We had our initial meeting of volunteers at the Alzheimer Centre in Blackrock. Mary Toomey had appealed for members to come and work on an ongoing basis in the garden of the Centre.  About a dozen of us showed up and Mary brought us around the large walled garden which encircles a beautiful new purpose built building. This building provides both day care and respite services for people with Alzheimers.  It also provides support to their families and is a vital service.

A beautiful garden both to look out on and to walk and sit in has been proven to give incalculable joy, healing and stimulation. Our task was to bring the garden to life and provide that happiness to the clients and their families who used the service.

There were already some trees and shrubs in situ, but huge areas were bare apart from extremely vigorous perennial weeds which had taken a firm hold on the soil!

Oliver Schurmann of Mt Venus Nurseries had agreed that, in consultation with Dr. Mary Toomey, he would  design the garden using many plants from his own collection. All the plants, paths, edging, and the pergola were funded by voluntary donations. So what we had to do was dig up those weeds, remove enough stones to build a wall in Connemara, and rake the earth to prepare it for planting!

No short cuts!  It was just hard graft and we did it section by section. The staff were so appreciative of our efforts and plied us with offers of cups of tea which we rarely refused. Oliver and the volunteers gave generously of their time to prepare the garden for planting.

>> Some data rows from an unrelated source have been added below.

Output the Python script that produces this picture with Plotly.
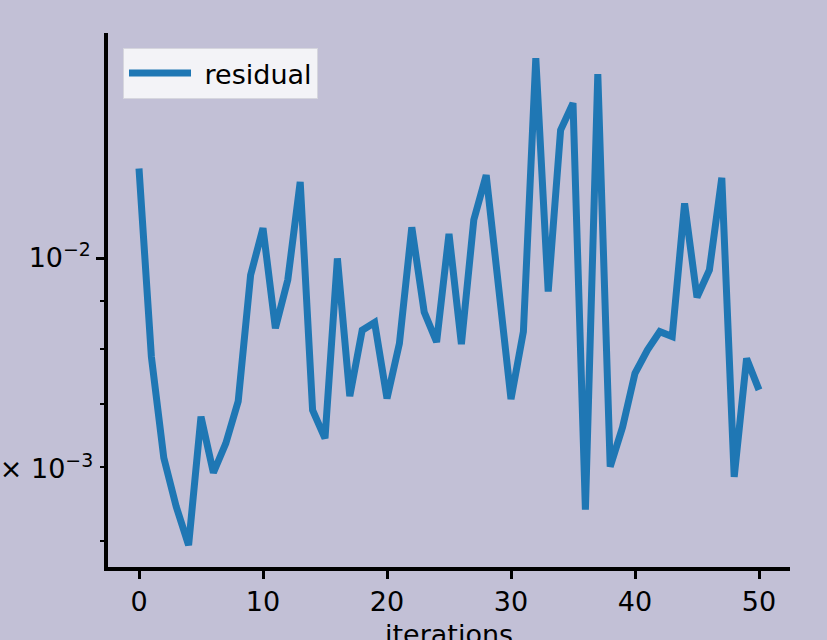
import math
import plotly.graph_objects as go

iterations = list(range(51))
residual = [
    0.01245, 0.00785, 0.00613, 0.00544, 0.00495, 0.00678, 0.00591, 0.00635,
    0.00704, 0.00959, 0.01076, 0.00842, 0.00948, 0.01205, 0.00689, 0.00643,
    0.00999, 0.00713, 0.00838, 0.00854, 0.00709, 0.00811, 0.01078, 0.00876,
    0.00814, 0.01061, 0.00810, 0.01098, 0.01225, 0.00931, 0.00708, 0.00835,
    0.01631, 0.00921, 0.01368, 0.01461, 0.00540, 0.01569, 0.00600, 0.00661,
    0.00754, 0.00798, 0.00835, 0.00825, 0.01143, 0.00908, 0.00971, 0.01217,
    0.00585, 0.00782, 0.00724,
]
series_name = "residual"
x_title = "iterations"
x_ticks = [0, 10, 20, 30, 40, 50]
y_major = [0.01]
y_major_text = ["10<sup>−2</sup>"]
y_minor = [0.005, 0.006, 0.007, 0.008, 0.009]
y_minor_label_val = 0.006
y_minor_label = "6 × 10<sup>−3</sup>"

BG = "#c2c0d6"
FONT = "DejaVu Sans"
FS = 27

fig = go.Figure()
fig.add_trace(go.Scatter(
    x=iterations, y=residual, mode="lines", name="\u00a0" + series_name,
    line=dict(color="#1f77b4", width=7),
))

fig.update_layout(
    width=827, height=640,
    paper_bgcolor=BG, plot_bgcolor=BG,
    margin=dict(l=108, r=37, t=33, b=73, pad=0),
    font=dict(family=FONT, size=FS, color="black"),
    showlegend=True,
    legend=dict(
        x=0.022, y=0.972, xanchor="left", yanchor="top",
        bgcolor="rgba(243,243,247,1)", bordercolor="#d6d6de", borderwidth=1,
        font=dict(family=FONT, size=FS, color="black"),
        itemwidth=62,
    ),
    xaxis=dict(
        range=[-2.5, 52.5], showgrid=False, zeroline=False,
        showline=True, linecolor="black", linewidth=3.5,
        ticks="outside", ticklen=8, tickwidth=3, tickcolor="black",
        tickmode="array", tickvals=x_ticks,
        tickfont=dict(family=FONT, size=FS),
        automargin=False,
    ),
    yaxis=dict(
        type="log", range=[math.log10(0.004692), math.log10(0.01735)],
        showgrid=False, zeroline=False,
        showline=True, linecolor="black", linewidth=3.5,
        ticks="outside", ticklen=8, tickwidth=3, tickcolor="black",
        tickmode="array", tickvals=y_major, ticktext=y_major_text,
        tickfont=dict(family=FONT, size=FS),
        minor=dict(tickmode="array", tickvals=y_minor, ticks="outside",
                   ticklen=4, tickwidth=1.5, tickcolor="black", showgrid=False),
        automargin=False,
    ),
    annotations=[
        dict(
            text=y_minor_label, xref="paper", yref="y",
            x=-0.019, y=math.log10(y_minor_label_val),
            xanchor="right", yanchor="middle", showarrow=False,
            font=dict(family=FONT, size=FS, color="black"),
        ),
        dict(
            text=x_title, xref="paper", yref="paper",
            x=0.5, y=-0.0936, xanchor="center", yanchor="top",
            showarrow=False,
            font=dict(family=FONT, size=FS, color="black"),
        ),
    ],
)

fig.write_html("out.html", config={"displayModeBar": False},
               post_script="document.body.style.margin='0';document.body.style.overflow='hidden';")
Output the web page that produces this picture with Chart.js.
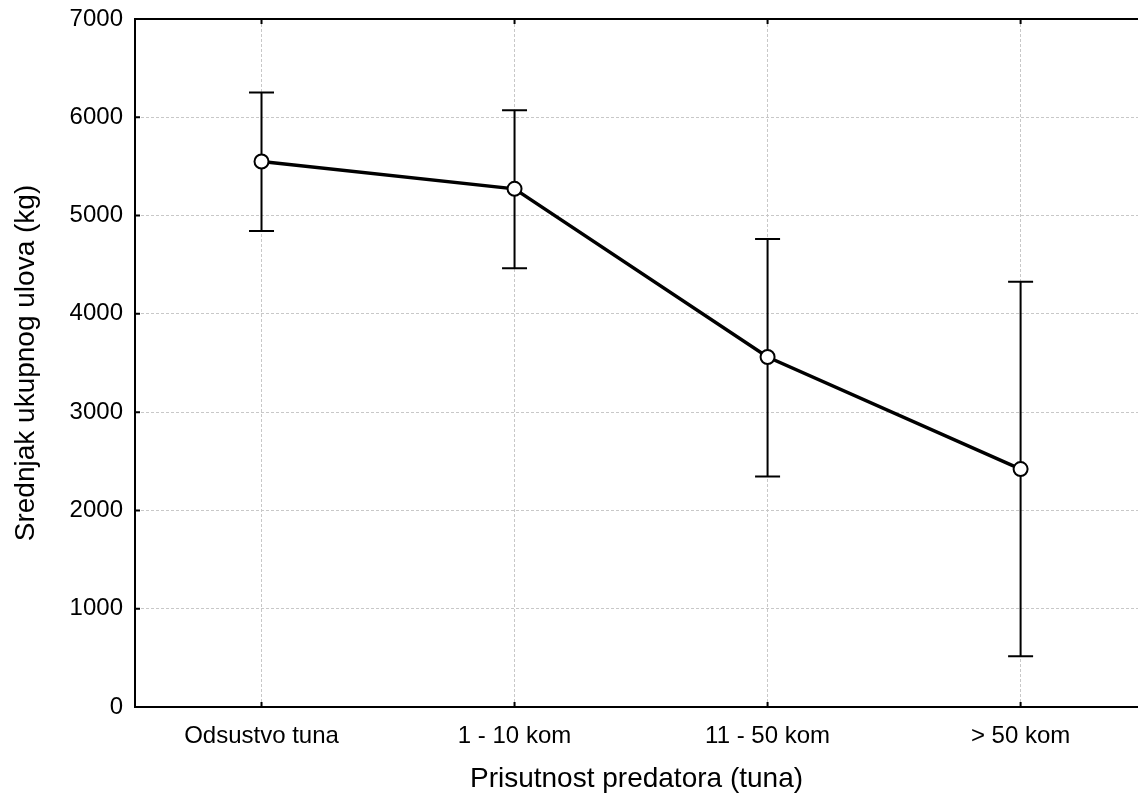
<!DOCTYPE html>
<html>
<head>
<meta charset="utf-8">
<script src="https://cdn.jsdelivr.net/npm/chart.js@4/dist/chart.umd.min.js"></script>
<style>
  html, body { margin: 0; padding: 0; background: #fff; overflow: hidden; }
  canvas { display: block; }
</style>
</head>
<body>
<canvas id="c" width="1138" height="794" style="width:1138px;height:794px"></canvas>
<script>
const categories = ['Odsustvo tuna', '1 - 10 kom', '11 - 50 kom', '> 50 kom'];
const means = [5550, 5272, 3561, 2421];
const upperValues = [6253, 6071, 4762, 4326];
const lowerValues = [4843, 4463, 2345, 516];
const yMin = 0, yMax = 7000, yStep = 1000;
const xTitle = 'Prisutnost predatora (tuna)';
const yTitle = 'Srednjak ukupnog ulova (kg)';

const FONT = '"Liberation Sans", Arial, sans-serif';

const points = categories.map((c, i) => ({ x: i, y: means[i] }));

const framePlugin = {
  id: 'framePlugin',
  beforeDatasetsDraw(chart) {
    const { ctx, scales: { x, y } } = chart;
    ctx.save();
    ctx.strokeStyle = '#000';
    ctx.lineWidth = 2;
    const cap = 12.5;
    categories.forEach((c, i) => {
      const px = x.getPixelForValue(i);
      const yt = y.getPixelForValue(upperValues[i]);
      const yb = y.getPixelForValue(lowerValues[i]);
      ctx.beginPath();
      ctx.moveTo(px, yt); ctx.lineTo(px, yb);
      ctx.moveTo(px - cap, yt); ctx.lineTo(px + cap, yt);
      ctx.moveTo(px - cap, yb); ctx.lineTo(px + cap, yb);
      ctx.stroke();
    });
    ctx.restore();
  },
  afterDraw(chart) {
    const { ctx, chartArea: a, scales: { x, y } } = chart;
    ctx.save();
    ctx.strokeStyle = '#000';
    ctx.lineWidth = 2;
    ctx.beginPath();
    ctx.moveTo(a.left - 1, a.top); ctx.lineTo(a.right, a.top);
    ctx.stroke();
    ctx.beginPath();
    categories.forEach((c, i) => {
      const px = x.getPixelForValue(i);
      ctx.moveTo(px, a.bottom); ctx.lineTo(px, a.bottom - 5);
      ctx.moveTo(px, a.top); ctx.lineTo(px, a.top + 5);
    });
    for (let v = yMin; v <= yMax; v += yStep) {
      const py = y.getPixelForValue(v);
      ctx.moveTo(a.left, py); ctx.lineTo(a.left + 5, py);
    }
    ctx.stroke();
    ctx.restore();
  }
};

new Chart(document.getElementById('c'), {
  type: 'line',
  data: {
    datasets: [{
      data: points,
      borderColor: '#000',
      borderWidth: 3.5,
      tension: 0,
      pointRadius: 7,
      pointHoverRadius: 7,
      pointBorderWidth: 2,
      pointBackgroundColor: '#fff',
      pointBorderColor: '#000',
      fill: false,
      clip: false
    }]
  },
  options: {
    responsive: false,
    maintainAspectRatio: false,
    animation: false,
    devicePixelRatio: 1,
    layout: { autoPadding: false, padding: { top: 19, right: 0, bottom: 0, left: 0 } },
    plugins: { legend: { display: false }, tooltip: { enabled: false } },
    scales: {
      x: {
        type: 'linear',
        min: -0.5,
        max: 3.464,
        afterBuildTicks(scale) { scale.ticks = categories.map((c, i) => ({ value: i })); },
        afterFit(scale) { scale.height = 87; scale.paddingLeft = 0; scale.paddingRight = 0; },
        grid: { display: true, color: '#c8c8c8', lineWidth: 1, drawTicks: false },
        border: { display: true, color: '#000', width: 2, dash: [3, 2] },
        ticks: { color: '#000', font: { family: FONT, size: 24 }, padding: 15, maxRotation: 0, autoSkip: false,
                 callback: (v) => categories[v] },
        title: { display: true, text: xTitle, color: '#000', font: { family: FONT, size: 28, lineHeight: 1.05 }, padding: { top: 0, bottom: 0 } }
      },
      y: {
        min: yMin,
        max: yMax,
        afterFit(scale) { scale.width = 135; scale.paddingTop = 0; scale.paddingBottom = 0; },
        grid: { display: true, color: '#c8c8c8', lineWidth: 1, drawTicks: false },
        border: { display: true, color: '#000', width: 2, dash: [3, 2] },
        ticks: { stepSize: yStep, color: '#000', font: { family: FONT, size: 24 }, padding: 12, callback: (v) => String(v) },
        title: { display: true, text: yTitle, color: '#000', font: { family: FONT, size: 28 }, padding: { top: 9, bottom: 0 } }
      }
    }
  },
  plugins: [framePlugin]
});
</script>
</body>
</html>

In April Oliver was busy preparing his entry to the Bloom Festival which proved to be such a popular winner. Nevertheless he found time to transport and place hundreds of plants in the Alzheimer garden at about 5am one morning mid April. A large group of us arrived somewhat later that morning and against all the odds managed to plant everything.

Unfortunately what followed were weeks without any rain. Every week part of our task was to water all the plants and shrubs being affected by the drought. As this had to be done with a watering can it was a wearisome business but it paid off as 99% of the plants survived.